Bimillenary of the death of Germanicus: The Defeat of the Roman Deep State
2,000 years ago, on Oct 10, 19 CE, Germanicus Julius Caesar died in Antioch, Asia Minor, perhaps poisoned by his uncle, Tiberius, then the ruling emperor. If we see Hillary Clinton in the role of Germanicus and Donald Trump in the role of Tiberius, you have an equivalent ongoing conflict.
Most likely, the concept of “Deep State” existed in Roman times, just as in ours.
Germanicus had not gained his “agnomen” (victory name) because he was a friend of the Germans, but because he had managed to kill many of them in a series of military campaigns from 14 to 16 CE. Tacitus tells us many details of how the Romans engaged in what we would call today a Strafexpedition (“Punitive expedition”) to avenge the defeat they had suffered against the Germans in Teutoburg ten years before.

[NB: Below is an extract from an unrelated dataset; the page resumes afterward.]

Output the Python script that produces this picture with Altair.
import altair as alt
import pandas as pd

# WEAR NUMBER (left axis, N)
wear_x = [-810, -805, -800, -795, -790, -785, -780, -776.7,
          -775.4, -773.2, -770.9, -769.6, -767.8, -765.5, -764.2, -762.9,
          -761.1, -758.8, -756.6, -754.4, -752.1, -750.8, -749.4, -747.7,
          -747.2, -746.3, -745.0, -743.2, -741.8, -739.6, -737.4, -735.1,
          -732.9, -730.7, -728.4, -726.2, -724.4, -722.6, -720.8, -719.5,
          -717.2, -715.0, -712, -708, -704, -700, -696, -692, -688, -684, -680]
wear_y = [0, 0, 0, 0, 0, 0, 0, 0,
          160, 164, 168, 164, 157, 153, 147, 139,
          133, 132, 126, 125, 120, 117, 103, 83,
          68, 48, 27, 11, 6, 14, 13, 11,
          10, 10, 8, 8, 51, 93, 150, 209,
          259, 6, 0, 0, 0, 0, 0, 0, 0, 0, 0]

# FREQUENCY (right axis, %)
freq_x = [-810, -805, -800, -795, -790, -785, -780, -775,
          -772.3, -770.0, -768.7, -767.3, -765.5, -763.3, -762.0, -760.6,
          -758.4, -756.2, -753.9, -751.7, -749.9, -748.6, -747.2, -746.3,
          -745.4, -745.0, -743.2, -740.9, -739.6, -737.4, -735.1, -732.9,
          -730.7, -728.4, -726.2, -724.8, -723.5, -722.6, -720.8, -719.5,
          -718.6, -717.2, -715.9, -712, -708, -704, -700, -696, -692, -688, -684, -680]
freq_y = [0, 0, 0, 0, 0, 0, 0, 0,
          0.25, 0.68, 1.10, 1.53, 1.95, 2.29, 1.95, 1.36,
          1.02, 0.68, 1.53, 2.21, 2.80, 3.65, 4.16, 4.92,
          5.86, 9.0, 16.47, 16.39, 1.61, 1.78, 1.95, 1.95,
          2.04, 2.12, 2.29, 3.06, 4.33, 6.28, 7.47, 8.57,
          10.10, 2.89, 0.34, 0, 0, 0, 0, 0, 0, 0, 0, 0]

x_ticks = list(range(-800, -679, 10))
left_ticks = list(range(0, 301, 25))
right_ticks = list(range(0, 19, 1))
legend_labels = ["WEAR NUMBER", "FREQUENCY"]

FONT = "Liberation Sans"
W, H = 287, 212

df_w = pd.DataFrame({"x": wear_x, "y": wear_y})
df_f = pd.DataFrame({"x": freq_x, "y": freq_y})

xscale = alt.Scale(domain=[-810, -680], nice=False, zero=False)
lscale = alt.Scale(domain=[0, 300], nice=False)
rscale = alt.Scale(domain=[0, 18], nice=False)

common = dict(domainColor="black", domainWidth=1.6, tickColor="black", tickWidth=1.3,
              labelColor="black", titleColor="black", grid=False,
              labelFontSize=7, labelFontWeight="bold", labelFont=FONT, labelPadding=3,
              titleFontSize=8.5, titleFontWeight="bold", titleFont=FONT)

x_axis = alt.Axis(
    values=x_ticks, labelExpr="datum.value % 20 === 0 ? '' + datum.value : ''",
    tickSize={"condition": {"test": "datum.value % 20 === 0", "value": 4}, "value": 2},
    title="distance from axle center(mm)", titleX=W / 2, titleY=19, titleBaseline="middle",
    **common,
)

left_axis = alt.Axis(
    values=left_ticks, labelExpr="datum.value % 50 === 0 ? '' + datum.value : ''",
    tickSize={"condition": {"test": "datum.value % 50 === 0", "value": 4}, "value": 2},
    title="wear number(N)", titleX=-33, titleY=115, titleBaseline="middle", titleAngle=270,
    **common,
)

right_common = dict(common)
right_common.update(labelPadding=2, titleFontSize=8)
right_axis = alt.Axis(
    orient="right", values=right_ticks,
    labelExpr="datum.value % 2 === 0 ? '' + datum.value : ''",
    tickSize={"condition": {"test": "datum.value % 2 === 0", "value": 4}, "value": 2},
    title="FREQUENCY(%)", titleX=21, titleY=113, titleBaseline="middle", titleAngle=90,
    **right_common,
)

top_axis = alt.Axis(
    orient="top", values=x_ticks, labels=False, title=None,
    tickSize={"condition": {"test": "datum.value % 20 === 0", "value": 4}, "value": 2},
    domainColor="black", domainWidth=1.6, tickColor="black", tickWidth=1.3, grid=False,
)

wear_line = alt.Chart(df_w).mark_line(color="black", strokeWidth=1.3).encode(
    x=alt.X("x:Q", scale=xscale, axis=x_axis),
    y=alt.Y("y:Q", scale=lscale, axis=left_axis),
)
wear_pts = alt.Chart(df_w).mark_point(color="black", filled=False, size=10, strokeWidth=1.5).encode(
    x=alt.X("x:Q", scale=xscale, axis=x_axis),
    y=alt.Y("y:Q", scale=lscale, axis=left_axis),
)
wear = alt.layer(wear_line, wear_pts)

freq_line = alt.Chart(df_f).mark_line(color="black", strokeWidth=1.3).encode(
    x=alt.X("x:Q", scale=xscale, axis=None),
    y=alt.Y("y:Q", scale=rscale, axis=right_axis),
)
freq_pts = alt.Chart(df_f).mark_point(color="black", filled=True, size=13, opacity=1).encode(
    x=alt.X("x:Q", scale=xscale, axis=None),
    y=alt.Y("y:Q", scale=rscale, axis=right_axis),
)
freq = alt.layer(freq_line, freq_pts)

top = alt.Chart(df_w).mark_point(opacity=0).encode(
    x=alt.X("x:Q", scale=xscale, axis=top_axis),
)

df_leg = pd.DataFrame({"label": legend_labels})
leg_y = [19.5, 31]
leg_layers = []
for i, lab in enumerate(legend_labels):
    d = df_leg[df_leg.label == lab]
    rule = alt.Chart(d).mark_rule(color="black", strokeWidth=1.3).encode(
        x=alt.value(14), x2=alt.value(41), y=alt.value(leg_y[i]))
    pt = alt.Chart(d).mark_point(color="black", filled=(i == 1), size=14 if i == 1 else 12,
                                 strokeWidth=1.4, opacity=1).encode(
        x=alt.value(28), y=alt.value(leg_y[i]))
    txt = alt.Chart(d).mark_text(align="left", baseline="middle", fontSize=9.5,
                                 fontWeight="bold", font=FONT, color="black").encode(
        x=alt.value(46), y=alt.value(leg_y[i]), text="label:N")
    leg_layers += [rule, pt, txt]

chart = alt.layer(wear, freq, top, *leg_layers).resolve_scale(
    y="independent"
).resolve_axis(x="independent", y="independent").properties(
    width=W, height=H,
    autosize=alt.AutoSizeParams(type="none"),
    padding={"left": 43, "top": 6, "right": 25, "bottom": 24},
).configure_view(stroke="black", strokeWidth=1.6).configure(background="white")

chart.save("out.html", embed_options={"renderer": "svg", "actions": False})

The Romans attacked Germany with eight legions and plenty of auxiliary troops in what was probably the largest military expedition in history, up to that time. In military terms, it was a success: the Germans were defeated and forced to retreat, but the cost of the campaign was simply staggering. Reading Tacitus we can get a feeling of the enormous effort in which the Romans had to engage in order to keep their legions supplied of food, equipment (and money for the troops). Eight legions were about a third of the whole military strength of the Empire: imagine fielding them in a region having no roads and no supporting infrastructure!
By 16 CE, it must have been clear that the effort was bankrupting the Roman state. That led to an undeclared conflict between the ruling emperor of the time, Tiberius, and his nephew, Germanicus. It was good that Germanicus could defeat the Germans (or, at least, claim victory over them).